The brothers and one of their drivers were charged in U.S. court with violating the federal wire-fraud statute—18 U.S.C. Section 1343. The government alleged that they broke this law by arranging to buy and transport cheap hooch with phone calls between New York and Maryland, thus defrauding the Canadian government of an alleged $3 million in duty and taxes. Throughout the morning, the question lingers: If these guys stole from the Canadians, why isn’t Canada prosecuting them? The answer must have something to do with the Bush administration’s ongoing war on criminals-without-borders. That or the Mounties are just too stoned to care.
After a jury trial, the defendants were found guilty and sentenced to five years in prison. A divided panel of the 4th Circuit Court of Appeals reversed their convictions, holding that a hoary common-law doctrine, the “revenue rule,” barred prosecution by the U.S. government for violation of Canadian tax law. The revenue rule dates back several hundred years to England, where the beer is generally better anyhow. The doctrine bars the courts of one country from prosecuting folks for violating other country’s tax laws. The theory was that this promotes national sovereignty and restricts the local effects of incomprehensible foreign policies. If Canada wants to enforce its own wacky tax code, goes the thinking, it should do so. But the Americans shouldn’t be in the business of carrying Canada’s water. Or beer, for that matter.
When the 4th Circuit reheard the case en banc,they flipped positions. By a 9-2 vote, the appeals court found the convictions could stand because this “revenue rule” prohibits the U.S. government from “enforcing” foreign tax judgments; it doesn’t bar the government from “recognizing” them. No, really, there’s a difference, they say. I still can’t figure out the difference, but maybe that’s why I’m just a reporter. Since there is a split between the 1st Circuit (which doesn’t allow such prosecutions) and the 2nd Circuit (which does), the high court agreed to take the case.
It’s always fun when the court hears a plain old vanilla statutory construction case. It helps clarify, for one thing, which of the justices can read.

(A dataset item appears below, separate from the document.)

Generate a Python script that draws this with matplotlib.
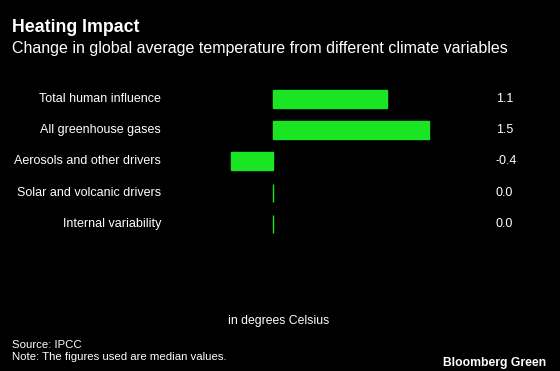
import matplotlib
matplotlib.use("Agg")
import matplotlib.pyplot as plt
import matplotlib.transforms as mtransforms

## Data ------------------------------------------------------------------------
categories = ["Total human influence", "All greenhouse gases",
              "Aerosols and other drivers", "Solar and volcanic drivers",
              "Internal variability"]
values = [1.1, 1.5, -0.4, 0.0, 0.0]

## Style -----------------------------------------------------------------------
bg = "black"
green = "#1ae522"
plt.rcParams['font.family'] = ['Liberation Sans', 'DejaVu Sans']

fig = plt.figure(figsize=(5.6, 3.71), dpi=100, facecolor=bg)
ax = fig.add_axes([0.3214, 0.353, 0.5, 0.423], facecolor=bg)

ypos = list(range(len(categories)))
ax.barh(ypos, values, height=0.58, color=green, edgecolor=green, linewidth=1.0)
ax.set_xlim(-0.894, 1.798)
ax.set_ylim(4.52, -0.51)
ax.axis('off')

# labels on left, values on right
trans = mtransforms.blended_transform_factory(fig.transFigure, ax.transData)
for y, cat, v in zip(ypos, categories, values):
    ax.text(161/560, y, cat, transform=trans, ha='right', va='center',
            color='white', fontsize=9.0)
    ax.text(496/560, y, "{:.1f}".format(v), transform=trans, ha='left',
            va='center', color='white', fontsize=9.0)

## Titles and notes ------------------------------------------------------------
fig.text(12/560, 1-28/371, "Heating Impact", color='white', fontsize=12.8,
         fontweight='bold', ha='left', va='center')
fig.text(12/560, 1-48/371,
         "Change in global average temperature from different climate variables",
         color='white', fontsize=11.5, ha='left', va='center')
fig.text(279/560, 1-321/371, "in degrees Celsius", color='white', fontsize=8.8,
         ha='center', va='center')
fig.text(12/560, 1-345/371, "Source: IPCC", color='white', fontsize=8.2,
         ha='left', va='center')
fig.text(12/560, 1-357/371, "Note: The figures used are median values.",
         color='white', fontsize=8.2, ha='left', va='center')
fig.text(546/560, 1-363/371, "Bloomberg Green", color='white', fontsize=8.7,
         fontweight='bold', ha='right', va='center')

fig.savefig("out.png", dpi=100, facecolor=bg)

Laura Brill represents the Pasquantino brothers and Arthur Hilts, the driver. She opens by listing five reasons this prosecution is outside the scope of what American courts should be doing. Justice Sandra Day O’Connor stops her, incredulous: “How can you not allow the United States to use its wire-fraud statute to apprehend someone carrying out the scheme of smuggling?”
Brill starts to respond, but Justice Antonin Scalia interrupts to remind her that there is an antismuggling statute that might have applied in this case, but it only works “for countries with reciprocity” and that if “Canada won’t do this for the United States … that suggests we don’t want to do this for Canada.”
Brill notes that the allegations against the Pasquantinos weren’t even adjudicated in Canadian courts: The American court, by calculating the tax burden and setting the penalties, “became an apparatus of the government of Canada.” Sounds almost communist when she puts it that way.
Brill explains that foreign tax laws, unlike foreign contracts, are based on policy—often policy, such as customs law, aimed at disadvantaging foreign countries. Why would the United States be enforcing those policies on Canada’s behalf? She goes on to argue that, even though the federal wire-fraud * statute is worded with extraordinary breadth (criminalizing “any scheme or artifice to defraud, or for obtaining money or property by means of false or fraudulent purposes …”), the unpaid taxes in this case cannot be viewed as either “money” or “property.” Again O’Connor launches an acid bomb: “Tax revenues are not property in your view?”
Ginsburg wonders why the Canadian government hasn’t been bothered to prosecute this case. Brill replies that an indictment was filed, but no effort to extradite the defendants was ever made. Lazy Mounties. Anthony Kennedy, like O’Connor, can’t believe the United States can’t prosecute bad guys anywhere around the globe: “The government has an interest in saying, ‘Look—if you want to smuggle, have your system in Canada. But don’t use our wire system.’ ”
Ginsburg asks whether the defendants’ sentences were increased based on the magnitude of the fraud, and Brill replies that yes, the court ratcheted up their six-month sentences to 57 months “based on our courts making an assessment of Canadian law.”
Deputy Solicitor General Michael Dreeben is one of the best oral advocates around, but he faces an uphill battle today. When he starts to explain how it’s in the United States’ interest to prosecute these guys for being bad, Scalia retorts: “But that’s true for everything. The more broadly you read the statute, the more bad guys we’re gonna catch!” He adds, “What about people who evade Cuban tax law, which many think is unjust? This gets us into foreign policy.” This leads Justice Stephen Breyer to wonder whether we would similarly go after White Russians fleeing from Lenin, which devolves into a lengthy laundry list of other countries with wacky tax policies, including Belarus, Ukraine, and Vietnam. Foreign tax codes, he continues to intone, are “complex.” Why are American courts messing with them at all?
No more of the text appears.